Problem to work on
Leave out the pictures, and retype only the lines from the beginning of the material through the line that contains "plt.rcParams['mathtext.it'] = 'Liberation", including both.

******

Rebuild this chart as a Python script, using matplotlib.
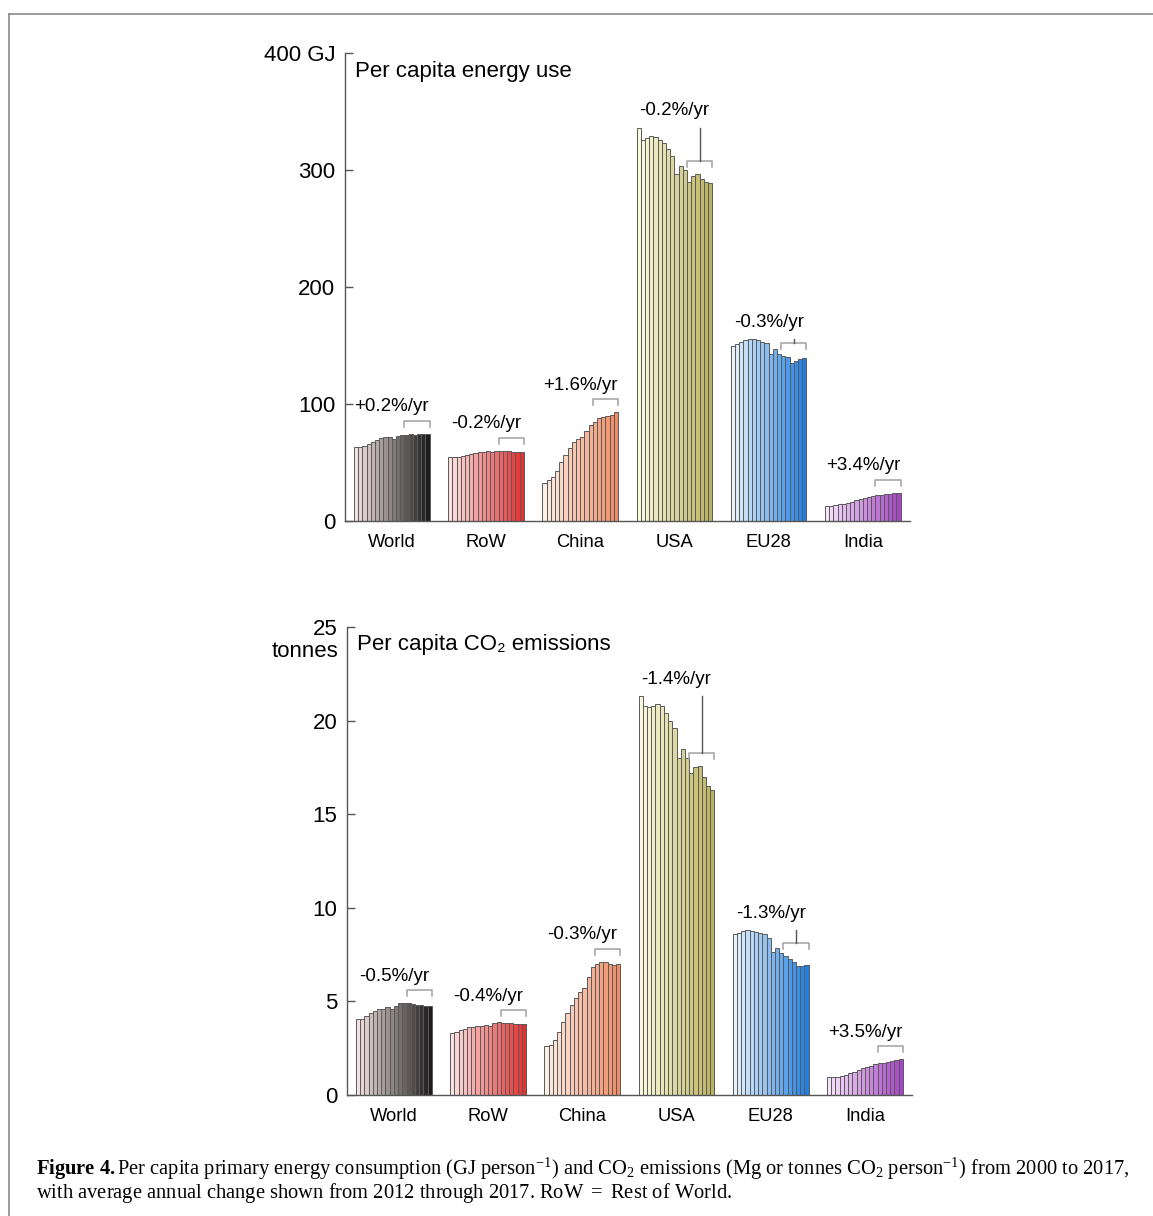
import matplotlib.pyplot as plt
import matplotlib.colors as mcolors
from matplotlib.lines import Line2D
import numpy as np

plt.rcParams['font.family'] = ['Liberation Sans', 'DejaVu Sans']
plt.rcParams['mathtext.fontset'] = 'custom'
plt.rcParams['mathtext.rm'] = 'Liberation Serif'
plt.rcParams['mathtext.bf'] = 'Liberation Serif:bold'
plt.rcParams['mathtext.it'] = 'Liberation Serif:italic'

regions = ["World", "RoW", "China", "USA", "EU28", "India"]

# per capita primary energy, GJ, 2000-2017
energy_world = [63.4, 63.4, 64.2, 65.9, 67.9, 69.3, 71.0, 71.6, 71.6, 70.2, 73.0, 73.9, 73.9, 74.4, 73.9, 74.1, 74.1, 74.7]
energy_row = [54.5, 54.5, 54.8, 55.4, 56.3, 57.1, 58.2, 59.1, 58.8, 59.7, 59.1, 60.2, 60.2, 59.7, 59.7, 59.1, 59.4, 59.4]
energy_china = [32.7, 34.7, 37.5, 43.2, 50.3, 56.8, 62.5, 67.6, 69.9, 71.9, 76.7, 82.1, 84.9, 88.1, 89.2, 90.1, 90.9, 92.9]
energy_usa = [336.0, 326.0, 327.0, 329.0, 328.0, 326.0, 323.0, 318.0, 312.0, 296.5, 303.5, 300.0, 290.0, 295.0, 297.0, 292.0, 290.0, 289.0]
energy_eu28 = [149.7, 151.7, 152.6, 154.5, 155.4, 155.4, 155.1, 153.1, 152.3, 142.6, 147.4, 142.6, 141.2, 139.8, 134.9, 136.9, 138.4, 139.2]
energy_india = [12.8, 12.8, 13.4, 14.2, 14.8, 15.6, 16.5, 17.6, 18.5, 19.3, 20.5, 21.3, 21.9, 22.4, 23.0, 23.3, 23.9, 24.1]
energy_rates = ["+0.2%/yr", "-0.2%/yr", "+1.6%/yr", "-0.2%/yr", "-0.3%/yr", "+3.4%/yr"]

# per capita CO2 emissions, tonnes, 2000-2017
co2_world = [4.04, 4.05, 4.21, 4.39, 4.50, 4.59, 4.62, 4.68, 4.59, 4.75, 4.89, 4.89, 4.89, 4.85, 4.82, 4.80, 4.76, 4.76]
co2_row = [3.32, 3.38, 3.47, 3.54, 3.61, 3.64, 3.70, 3.68, 3.72, 3.68, 3.82, 3.88, 3.84, 3.84, 3.82, 3.79, 3.79, 3.79]
co2_china = [2.63, 2.67, 2.93, 3.38, 3.91, 4.36, 4.80, 5.16, 5.51, 5.74, 6.28, 6.84, 7.02, 7.11, 7.09, 7.02, 6.97, 7.02]
co2_usa = [21.3, 20.8, 20.7, 20.8, 20.9, 20.8, 20.4, 20.0, 19.6, 18.0, 18.5, 18.0, 17.2, 17.5, 17.55, 17.0, 16.5, 16.3]
co2_eu28 = [8.62, 8.66, 8.75, 8.80, 8.76, 8.71, 8.68, 8.62, 8.36, 7.64, 7.87, 7.59, 7.43, 7.25, 7.11, 6.88, 6.88, 6.97]
co2_india = [0.98, 0.98, 0.98, 1.01, 1.07, 1.16, 1.24, 1.33, 1.42, 1.51, 1.55, 1.65, 1.69, 1.72, 1.78, 1.83, 1.87, 1.90]
co2_rates = ["-0.5%/yr", "-0.4%/yr", "-0.3%/yr", "-1.4%/yr", "-1.3%/yr", "+3.5%/yr"]

# light -> dark colour for each region
col_start = ["#f4e2e2", "#fbe0e0", "#fdefe6", "#fcfade", "#e8f3fc", "#f6e2fa"]
col_end = ["#1c1c1c", "#e63030", "#f08c64", "#bab25e", "#1e80e6", "#a646c6"]

STRIDE = 22.4
NB = 18
AX_H_PX = 468.0


def gradient(c0, c1, n):
    a = np.array(mcolors.to_rgb(c0))
    b = np.array(mcolors.to_rgb(c1))
    return [tuple(a + (b - a) * t) for t in np.linspace(0, 1, n)]


def draw_panel(ax, series, rates, ymax, yticks, title):
    ppu = AX_H_PX / ymax
    for g, vals in enumerate(series):
        x = g * STRIDE + np.arange(NB)
        ax.bar(x, vals, width=1.0, align='edge', color=gradient(col_start[g], col_end[g], NB),
               edgecolor='#5a5a5a', linewidth=0.7)
        gmax = max(vals)
        by = max(vals[-6:]) + 13 / ppu
        x0 = g * STRIDE + 12
        x1 = g * STRIDE + 18
        ax.plot([x0, x0, x1, x1], [by - 6 / ppu, by, by, by - 6 / ppu], color='#a0a0a0', lw=1.1)
        if gmax > by:
            ax.plot([(x0 + x1) / 2] * 2, [by, gmax], color='#555555', lw=1.0)
        ty = max(by + 14 / ppu, gmax + 17 / ppu)
        ax.text(g * STRIDE + 9, ty, rates[g], ha='center', va='center', fontsize=13.5)

    ax.set_xlim(-2.14, 132.2)
    ax.set_ylim(0, ymax)
    ax.set_xticks([g * STRIDE + 9 for g in range(len(regions))])
    ax.set_xticklabels(regions, fontsize=13.2)
    ax.tick_params(axis='x', length=0, pad=9)
    ax.set_yticks(yticks)
    ax.tick_params(axis='y', direction='in', length=6, width=1, color='#555555', labelsize=16, pad=7)
    for s in ['top', 'right']:
        ax.spines[s].set_visible(False)
    for s in ['left', 'bottom']:
        ax.spines[s].set_color('#555555')
        ax.spines[s].set_linewidth(1)
    ax.text(0.018, 0.9615, title, transform=ax.transAxes, ha='left', va='center', fontsize=16)


fig = plt.figure(figsize=(11.53, 12.16), dpi=100)

ax1 = fig.add_axes([0.2992, 0.5715, 0.490, 0.3849])
draw_panel(ax1, [energy_world, energy_row, energy_china, energy_usa, energy_eu28, energy_india],
           energy_rates, 400, [0, 100, 200, 300, 400], "Per capita energy use")
ax1.set_yticklabels(["0", "100", "200", "300", "400 GJ"])

ax2 = fig.add_axes([0.301, 0.0995, 0.490, 0.3849])
draw_panel(ax2, [co2_world, co2_row, co2_china, co2_usa, co2_eu28, co2_india],
           co2_rates, 25, [0, 5, 10, 15, 20, 25], "Per capita CO₂ emissions")
ax2.text(-0.016, 0.948, "tonnes", transform=ax2.transAxes, ha='right', va='center', fontsize=16)

# frame around the figure (cut at right and bottom)
fx = 9 / 1153
fy = 1 - 14 / 1216
fig.add_artist(Line2D([fx, 1.0], [fy, fy], transform=fig.transFigure, color='#8a8a8a', lw=1.2))
fig.add_artist(Line2D([fx, fx], [0.0, fy], transform=fig.transFigure, color='#8a8a8a', lw=1.2))

cap1 = (r"$\mathbf{Figure\ 4.}$Per capita primary energy consumption (GJ person$^{-1}$) and CO$_2$ "
        r"emissions (Mg or tonnes CO$_2$ person$^{-1}$) from 2000 to 2017,")
cap2 = r"with average annual change shown from 2012 through 2017. RoW $=$ Rest of World."
fig.text(36 / 1153, 1 - 1169 / 1216, cap1, family='Liberation Serif', fontsize=14.8, va='center')
fig.text(36 / 1153, 1 - 1193 / 1216, cap2, family='Liberation Serif', fontsize=14.8, va='center')

fig.savefig("out.png", dpi=100)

******

The result
Rebuild this chart as a Python script, using matplotlib.
import matplotlib.pyplot as plt
import matplotlib.colors as mcolors
from matplotlib.lines import Line2D
import numpy as np

plt.rcParams['font.family'] = ['Liberation Sans', 'DejaVu Sans']
plt.rcParams['mathtext.fontset'] = 'custom'
plt.rcParams['mathtext.rm'] = 'Liberation Serif'
plt.rcParams['mathtext.bf'] = 'Liberation Serif:bold'
plt.rcParams['mathtext.it'] = 'Liberation Serif:italic'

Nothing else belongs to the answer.